A lot might have changed when, in my 40s, I became a Christian. But I continued to believe that people everywhere deserved liberty. And I viewed Saddam Hussein’s regime as one of the world’s most tyrannical. My father was Jewish, and some of my ancestors died in the Holocaust. Then the world said “Never again,” and I supported wars of liberation. I believed in justice.

The issue of weapons of mass destruction was virtually irrelevant for me. The title of my article in support of an invasion was “Where is the justice in not attacking?”

The second reason was the 17 years that I spent in Japan, from 1976 to 1992, when I naturally learnt a lot about the country and its history. The Japanese relished democracy. In fact, I recall a former correspondent from The Times newspaper claiming to me that Japan was the only full democracy (at that time) in Asia. Singapore didn’t count, he said, because it banned the Communist Party. (I forget why India wasn’t, in his view, a full democracy.)

Anyway, democracy hadn’t arisen naturally in Japan. It had been imposed on the country by the US occupation forces after World War II. There’d been people at that time who said the introduction of democracy and of concepts such as the right of women to vote was a mistake. They said that the Japanese didn’t understand the notion of freedom, that they wouldn’t know what to do with it. They were proven wrong. I assumed that the Iraqis would also welcome an imposed democracy (and to a certain extent I think they have), and that, like the Japanese, they would set to work to build up their country.
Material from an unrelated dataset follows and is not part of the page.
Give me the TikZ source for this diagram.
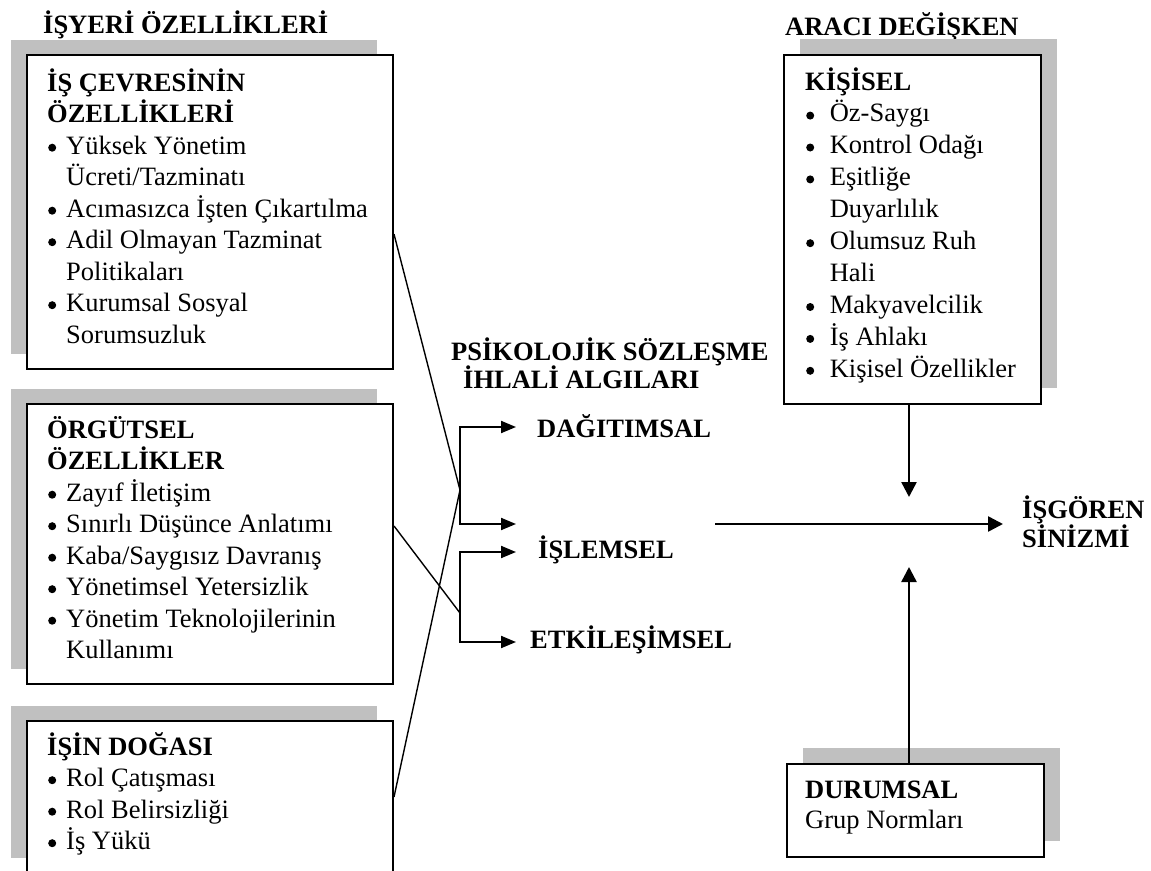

I guess I stand with West Australian Premier Alan Carpenter who just a couple of weeks ago told our local Good Weekend magazine (not online) why he had been “enthusiastically gung-ho” about removing Saddam Hussein.

“The picture I was painting, albeit flippantly, was ‘we’ll get in there, knock them over, stick up the hamburger stands and they’ll all be playing beat-box music on the streets’,” he says. The Premier now thinks the war a calamity. “I realized that my analysis, my knowledge was just so shallow and so deficient.”

I doubt that anyone was influenced by my writings, but if they were, I apologise.

My articles were part of a series attempting to discover (for my own benefit as much as for anyone else’s) what God is doing nowadays when war occurs. The good news is that God is surely active in Iraq. His ways will prevail.